_What the exercise asks_
Output nothing but the lines from the one with "What Apache ECharts" through the one with "const FONT = 'DejaVu Sans';", including both. Leave the pictures out of the copy.

(Stored data)
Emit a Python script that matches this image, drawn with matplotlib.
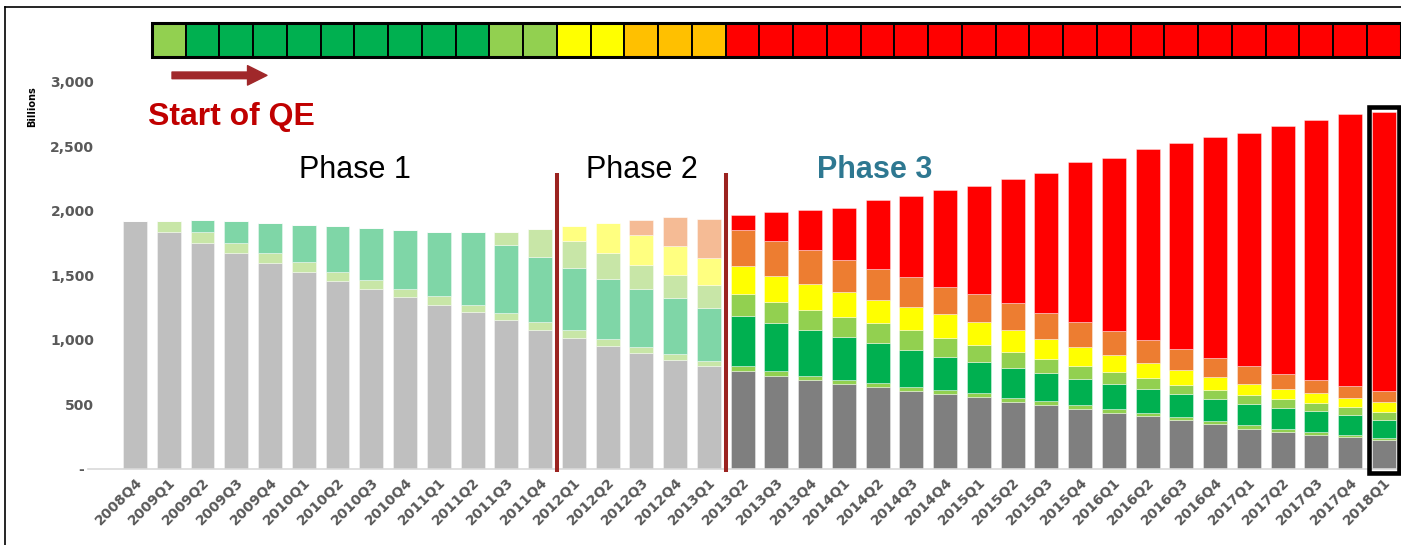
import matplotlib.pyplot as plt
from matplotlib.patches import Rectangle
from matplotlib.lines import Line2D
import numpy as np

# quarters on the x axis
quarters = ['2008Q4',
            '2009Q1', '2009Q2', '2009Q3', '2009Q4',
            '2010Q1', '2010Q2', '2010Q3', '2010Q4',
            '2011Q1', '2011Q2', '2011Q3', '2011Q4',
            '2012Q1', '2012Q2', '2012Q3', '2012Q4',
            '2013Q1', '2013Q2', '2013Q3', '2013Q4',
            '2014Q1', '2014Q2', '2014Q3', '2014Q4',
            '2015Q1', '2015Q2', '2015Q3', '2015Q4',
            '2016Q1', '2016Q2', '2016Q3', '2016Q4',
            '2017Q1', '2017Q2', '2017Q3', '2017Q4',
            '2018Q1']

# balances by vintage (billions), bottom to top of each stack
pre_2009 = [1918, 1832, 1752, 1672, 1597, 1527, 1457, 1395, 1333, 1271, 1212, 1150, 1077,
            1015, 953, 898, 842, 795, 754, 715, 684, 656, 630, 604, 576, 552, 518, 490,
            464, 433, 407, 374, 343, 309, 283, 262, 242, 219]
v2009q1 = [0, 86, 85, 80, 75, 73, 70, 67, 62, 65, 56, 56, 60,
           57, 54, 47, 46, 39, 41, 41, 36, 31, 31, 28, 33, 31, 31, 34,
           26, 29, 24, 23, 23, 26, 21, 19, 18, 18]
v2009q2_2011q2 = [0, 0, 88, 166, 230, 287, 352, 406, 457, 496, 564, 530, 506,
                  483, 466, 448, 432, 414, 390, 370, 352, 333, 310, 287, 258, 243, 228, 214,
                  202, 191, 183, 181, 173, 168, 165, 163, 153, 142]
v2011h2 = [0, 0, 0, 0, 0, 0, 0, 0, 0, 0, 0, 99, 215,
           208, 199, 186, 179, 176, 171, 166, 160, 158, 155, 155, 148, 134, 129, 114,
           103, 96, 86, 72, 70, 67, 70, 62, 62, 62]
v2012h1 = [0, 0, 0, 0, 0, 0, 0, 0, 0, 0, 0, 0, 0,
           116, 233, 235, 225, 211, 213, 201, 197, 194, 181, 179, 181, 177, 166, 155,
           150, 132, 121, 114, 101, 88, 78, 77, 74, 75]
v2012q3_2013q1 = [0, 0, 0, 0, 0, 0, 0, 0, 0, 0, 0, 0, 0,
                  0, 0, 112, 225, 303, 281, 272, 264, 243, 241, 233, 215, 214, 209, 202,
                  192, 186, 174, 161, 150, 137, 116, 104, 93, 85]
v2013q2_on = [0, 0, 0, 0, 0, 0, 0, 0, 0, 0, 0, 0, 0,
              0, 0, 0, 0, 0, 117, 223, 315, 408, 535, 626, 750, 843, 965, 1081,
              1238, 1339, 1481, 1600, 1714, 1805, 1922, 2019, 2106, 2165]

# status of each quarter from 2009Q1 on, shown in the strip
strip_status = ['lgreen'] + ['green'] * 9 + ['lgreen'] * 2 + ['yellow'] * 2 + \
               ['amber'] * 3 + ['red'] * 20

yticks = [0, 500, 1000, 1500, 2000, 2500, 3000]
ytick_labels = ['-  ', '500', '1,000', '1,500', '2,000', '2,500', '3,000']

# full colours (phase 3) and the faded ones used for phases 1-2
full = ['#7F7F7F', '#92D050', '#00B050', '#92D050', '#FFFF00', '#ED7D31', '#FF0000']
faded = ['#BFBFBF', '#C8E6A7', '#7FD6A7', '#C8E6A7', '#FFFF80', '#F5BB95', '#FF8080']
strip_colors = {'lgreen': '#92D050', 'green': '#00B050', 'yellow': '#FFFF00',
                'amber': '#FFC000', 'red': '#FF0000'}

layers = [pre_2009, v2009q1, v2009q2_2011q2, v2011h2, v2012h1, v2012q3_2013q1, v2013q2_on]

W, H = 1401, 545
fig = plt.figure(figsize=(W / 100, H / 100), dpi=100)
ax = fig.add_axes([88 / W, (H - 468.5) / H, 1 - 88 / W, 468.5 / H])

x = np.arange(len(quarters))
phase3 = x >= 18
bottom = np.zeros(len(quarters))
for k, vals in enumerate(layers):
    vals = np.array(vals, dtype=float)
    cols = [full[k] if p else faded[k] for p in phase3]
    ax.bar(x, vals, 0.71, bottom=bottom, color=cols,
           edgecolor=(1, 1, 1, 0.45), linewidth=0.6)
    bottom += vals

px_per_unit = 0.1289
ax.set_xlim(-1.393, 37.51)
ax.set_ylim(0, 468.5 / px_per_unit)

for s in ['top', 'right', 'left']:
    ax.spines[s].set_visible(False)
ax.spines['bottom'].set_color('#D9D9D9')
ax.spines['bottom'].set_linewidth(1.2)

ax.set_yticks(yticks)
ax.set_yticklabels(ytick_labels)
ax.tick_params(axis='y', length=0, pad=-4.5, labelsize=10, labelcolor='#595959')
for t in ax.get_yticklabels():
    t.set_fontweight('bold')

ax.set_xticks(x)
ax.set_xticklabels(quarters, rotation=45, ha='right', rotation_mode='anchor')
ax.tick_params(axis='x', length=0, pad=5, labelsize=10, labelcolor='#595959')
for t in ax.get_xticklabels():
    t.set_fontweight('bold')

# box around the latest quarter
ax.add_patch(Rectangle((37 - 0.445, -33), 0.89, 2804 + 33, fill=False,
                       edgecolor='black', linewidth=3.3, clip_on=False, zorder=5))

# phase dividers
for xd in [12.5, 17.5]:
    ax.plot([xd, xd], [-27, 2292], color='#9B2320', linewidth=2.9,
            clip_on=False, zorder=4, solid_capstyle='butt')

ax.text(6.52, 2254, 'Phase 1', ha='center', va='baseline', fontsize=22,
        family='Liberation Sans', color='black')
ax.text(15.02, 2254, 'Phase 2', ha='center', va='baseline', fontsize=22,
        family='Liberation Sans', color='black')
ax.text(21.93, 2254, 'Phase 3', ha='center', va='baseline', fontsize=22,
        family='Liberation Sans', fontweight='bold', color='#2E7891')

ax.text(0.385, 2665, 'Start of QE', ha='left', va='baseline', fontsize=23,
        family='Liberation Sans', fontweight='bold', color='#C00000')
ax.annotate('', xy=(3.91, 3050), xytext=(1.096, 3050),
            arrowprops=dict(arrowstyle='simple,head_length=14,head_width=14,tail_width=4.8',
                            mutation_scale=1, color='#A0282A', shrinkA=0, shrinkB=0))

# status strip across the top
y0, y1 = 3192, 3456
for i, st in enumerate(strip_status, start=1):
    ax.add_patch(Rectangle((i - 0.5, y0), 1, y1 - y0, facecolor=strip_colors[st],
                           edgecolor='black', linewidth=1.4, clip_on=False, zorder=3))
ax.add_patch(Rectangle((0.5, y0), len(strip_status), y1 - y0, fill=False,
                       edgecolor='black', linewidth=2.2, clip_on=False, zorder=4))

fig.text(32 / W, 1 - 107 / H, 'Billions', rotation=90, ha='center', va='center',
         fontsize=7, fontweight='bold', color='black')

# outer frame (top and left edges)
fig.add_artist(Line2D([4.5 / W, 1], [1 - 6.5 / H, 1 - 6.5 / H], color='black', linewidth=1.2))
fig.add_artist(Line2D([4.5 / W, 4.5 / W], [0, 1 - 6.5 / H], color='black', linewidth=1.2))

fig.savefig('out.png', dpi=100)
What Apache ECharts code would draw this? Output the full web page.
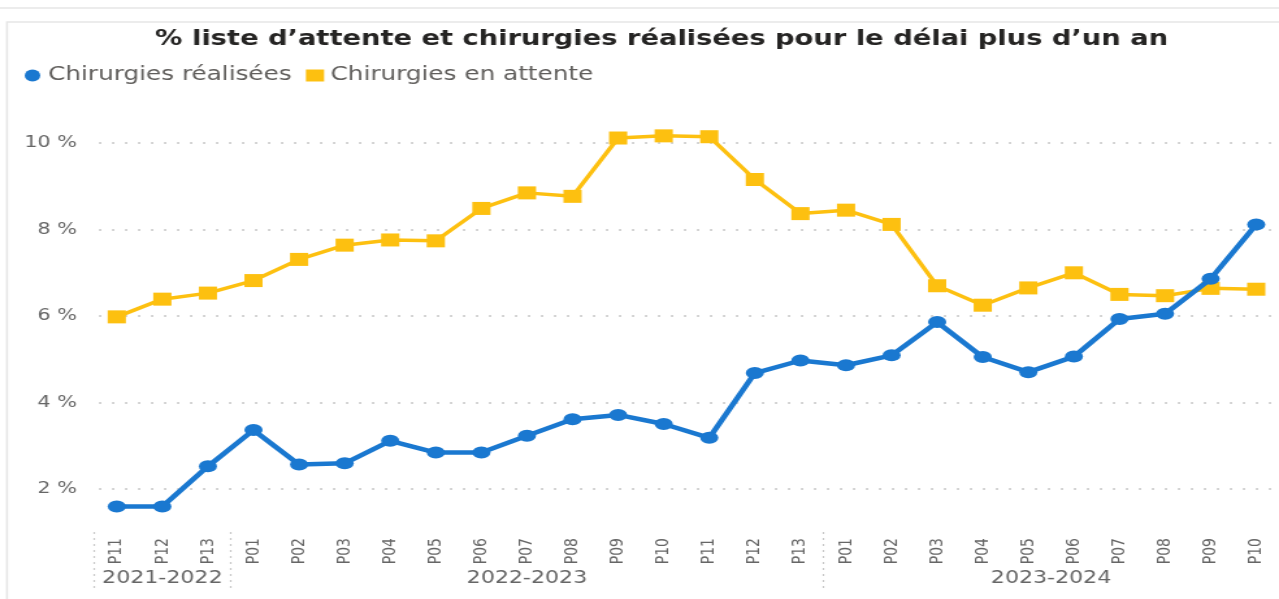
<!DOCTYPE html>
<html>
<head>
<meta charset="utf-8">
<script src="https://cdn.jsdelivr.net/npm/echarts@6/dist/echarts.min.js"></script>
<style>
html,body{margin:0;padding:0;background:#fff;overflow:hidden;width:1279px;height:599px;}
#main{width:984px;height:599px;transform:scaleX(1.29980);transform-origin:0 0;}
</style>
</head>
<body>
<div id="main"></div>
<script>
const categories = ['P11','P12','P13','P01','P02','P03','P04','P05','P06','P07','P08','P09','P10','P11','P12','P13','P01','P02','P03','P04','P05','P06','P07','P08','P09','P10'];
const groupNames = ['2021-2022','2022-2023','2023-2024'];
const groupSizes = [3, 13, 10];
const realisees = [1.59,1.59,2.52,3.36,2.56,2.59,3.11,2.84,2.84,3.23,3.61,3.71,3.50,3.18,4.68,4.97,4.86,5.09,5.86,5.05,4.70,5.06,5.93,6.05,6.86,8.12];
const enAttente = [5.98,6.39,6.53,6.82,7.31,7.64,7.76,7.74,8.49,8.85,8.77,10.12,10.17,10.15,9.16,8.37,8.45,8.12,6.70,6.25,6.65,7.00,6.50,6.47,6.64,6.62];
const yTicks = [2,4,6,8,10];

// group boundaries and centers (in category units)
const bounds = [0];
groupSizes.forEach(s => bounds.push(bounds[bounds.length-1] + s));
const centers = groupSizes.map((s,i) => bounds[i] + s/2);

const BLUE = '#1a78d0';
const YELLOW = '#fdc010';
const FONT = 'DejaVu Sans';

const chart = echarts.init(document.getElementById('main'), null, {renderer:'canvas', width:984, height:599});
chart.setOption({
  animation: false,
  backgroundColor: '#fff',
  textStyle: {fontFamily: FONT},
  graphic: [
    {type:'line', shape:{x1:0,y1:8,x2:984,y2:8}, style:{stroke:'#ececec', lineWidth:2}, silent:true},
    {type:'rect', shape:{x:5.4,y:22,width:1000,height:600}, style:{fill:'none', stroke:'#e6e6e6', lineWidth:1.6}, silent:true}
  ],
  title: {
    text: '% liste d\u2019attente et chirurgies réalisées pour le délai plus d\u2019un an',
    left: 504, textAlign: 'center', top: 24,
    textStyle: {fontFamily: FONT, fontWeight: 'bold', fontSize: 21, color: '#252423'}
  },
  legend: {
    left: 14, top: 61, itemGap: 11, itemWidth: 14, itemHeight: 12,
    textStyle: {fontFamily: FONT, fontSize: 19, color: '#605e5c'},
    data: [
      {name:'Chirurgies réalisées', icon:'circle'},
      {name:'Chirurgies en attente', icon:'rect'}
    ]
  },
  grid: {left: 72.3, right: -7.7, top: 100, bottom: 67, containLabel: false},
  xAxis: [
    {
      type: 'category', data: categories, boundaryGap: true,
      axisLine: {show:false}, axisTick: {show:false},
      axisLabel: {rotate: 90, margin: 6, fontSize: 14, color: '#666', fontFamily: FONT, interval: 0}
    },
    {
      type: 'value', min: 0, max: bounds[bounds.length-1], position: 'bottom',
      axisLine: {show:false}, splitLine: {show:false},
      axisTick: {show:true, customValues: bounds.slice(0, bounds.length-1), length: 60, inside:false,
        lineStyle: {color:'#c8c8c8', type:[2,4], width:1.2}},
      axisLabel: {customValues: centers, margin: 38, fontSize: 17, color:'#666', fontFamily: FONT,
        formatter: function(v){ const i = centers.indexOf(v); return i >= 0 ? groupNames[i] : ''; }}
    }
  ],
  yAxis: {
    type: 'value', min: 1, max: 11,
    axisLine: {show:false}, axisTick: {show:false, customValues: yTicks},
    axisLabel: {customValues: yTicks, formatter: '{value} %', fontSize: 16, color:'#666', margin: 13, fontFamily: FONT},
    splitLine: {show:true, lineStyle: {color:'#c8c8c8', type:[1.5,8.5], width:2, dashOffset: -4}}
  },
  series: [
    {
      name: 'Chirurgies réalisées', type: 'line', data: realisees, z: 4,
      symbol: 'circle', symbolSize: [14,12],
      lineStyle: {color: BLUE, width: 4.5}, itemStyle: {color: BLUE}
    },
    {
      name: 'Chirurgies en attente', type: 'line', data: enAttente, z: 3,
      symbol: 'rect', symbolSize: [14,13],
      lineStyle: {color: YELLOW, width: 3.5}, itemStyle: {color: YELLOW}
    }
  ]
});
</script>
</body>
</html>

_Written solution_
What Apache ECharts code would draw this? Output the full web page.
<!DOCTYPE html>
<html>
<head>
<meta charset="utf-8">
<script src="https://cdn.jsdelivr.net/npm/echarts@6/dist/echarts.min.js"></script>
<style>
html,body{margin:0;padding:0;background:#fff;overflow:hidden;width:1279px;height:599px;}
#main{width:984px;height:599px;transform:scaleX(1.29980);transform-origin:0 0;}
</style>
</head>
<body>
<div id="main"></div>
<script>
const categories = ['P11','P12','P13','P01','P02','P03','P04','P05','P06','P07','P08','P09','P10','P11','P12','P13','P01','P02','P03','P04','P05','P06','P07','P08','P09','P10'];
const groupNames = ['2021-2022','2022-2023','2023-2024'];
const groupSizes = [3, 13, 10];
const realisees = [1.59,1.59,2.52,3.36,2.56,2.59,3.11,2.84,2.84,3.23,3.61,3.71,3.50,3.18,4.68,4.97,4.86,5.09,5.86,5.05,4.70,5.06,5.93,6.05,6.86,8.12];
const enAttente = [5.98,6.39,6.53,6.82,7.31,7.64,7.76,7.74,8.49,8.85,8.77,10.12,10.17,10.15,9.16,8.37,8.45,8.12,6.70,6.25,6.65,7.00,6.50,6.47,6.64,6.62];
const yTicks = [2,4,6,8,10];

// group boundaries and centers (in category units)
const bounds = [0];
groupSizes.forEach(s => bounds.push(bounds[bounds.length-1] + s));
const centers = groupSizes.map((s,i) => bounds[i] + s/2);

const BLUE = '#1a78d0';
const YELLOW = '#fdc010';
const FONT = 'DejaVu Sans';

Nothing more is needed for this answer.